In real use, under-sink filtration usually feels faster. Because it’s fed directly from the cold-water supply and can accommodate larger filtration stages, cup-fill speed is more consistent—especially when filling bottles or cooking.
Choosing countertop can work if you only need small amounts of drinking water and truly don’t mind waiting. The common mistake is assuming patience won’t change. Once people start filtering water for coffee, cooking, pets, or multiple family members, slow flow quickly becomes daily friction. What felt “acceptable” at first can become a reason to replace the system later.

4. Which filter is easier to maintain? Why not choose the “easier” one?

Countertop filters are easier to start because they require little or no installation. That simplicity is appealing at purchase. However, long-term maintenance tells a different story.
Countertop systems often require more frequent attention: moving the unit, refilling reservoirs (for some models), managing hoses, and cleaning around it on the counter. Under-sink systems, once installed, stay out of sight and usually involve straightforward cartridge swaps. If you dislike frequent small tasks, the option that looks easier upfront can become the more annoying one over time.

5. If I want reverse osmosis, why not choose countertop RO to avoid installation?
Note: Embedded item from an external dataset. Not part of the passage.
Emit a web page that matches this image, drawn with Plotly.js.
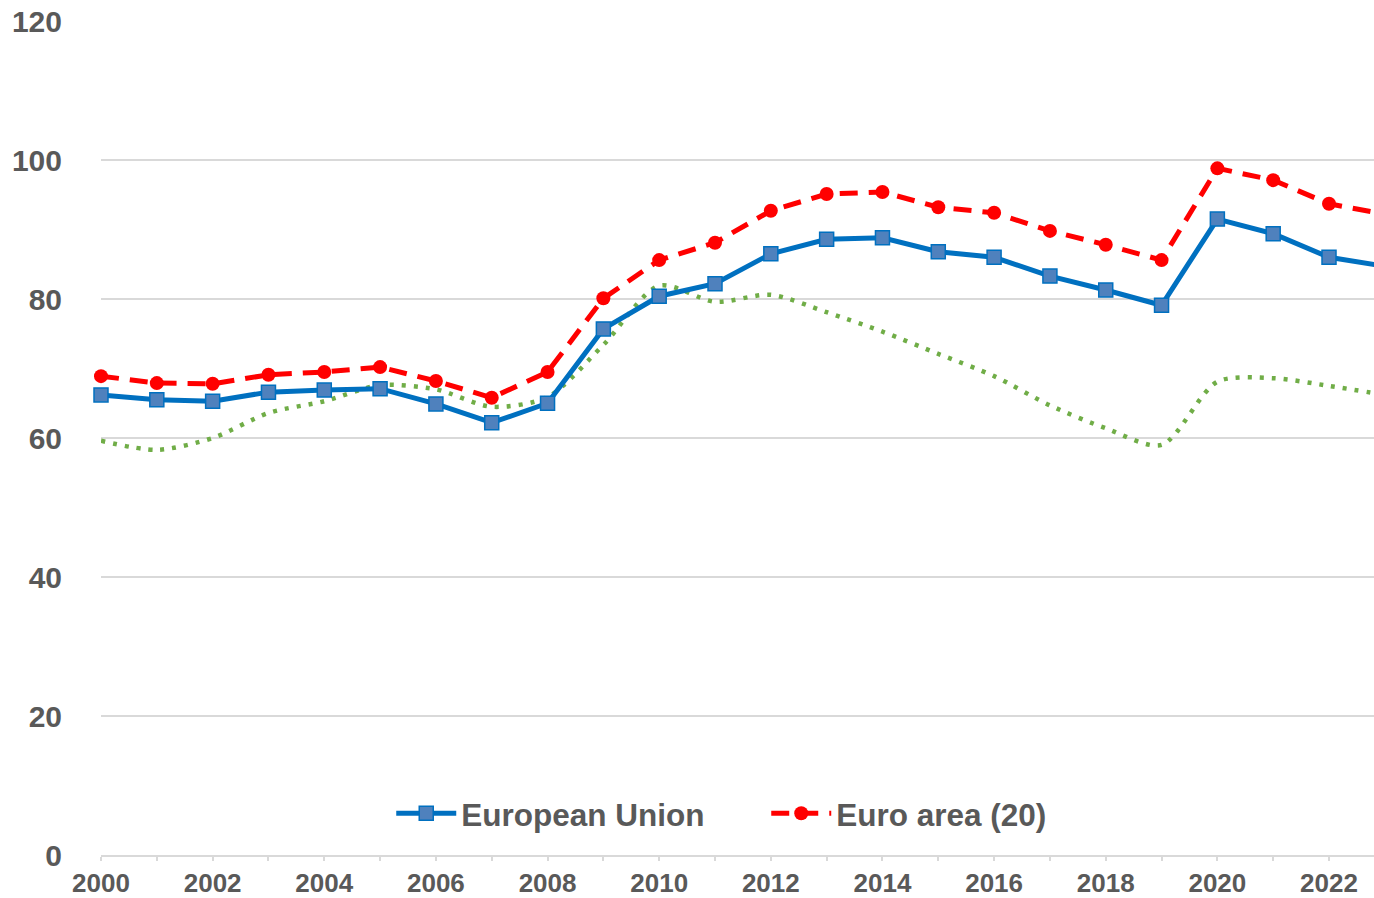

Countertop RO systems make sense when plumbing changes aren’t possible or when you expect to move soon. They deliver RO-level filtration without permanent modification, which is ideal for temporary living situations.
The trade-off is daily practicality. Countertop RO units take up valuable counter space and often have limited storage or output, which becomes noticeable with regular use. Under-sink RO systems are usually easier to live with in permanent homes because they keep the counter clear and support steadier, higher-volume filtered water for everyday drinking and cooking.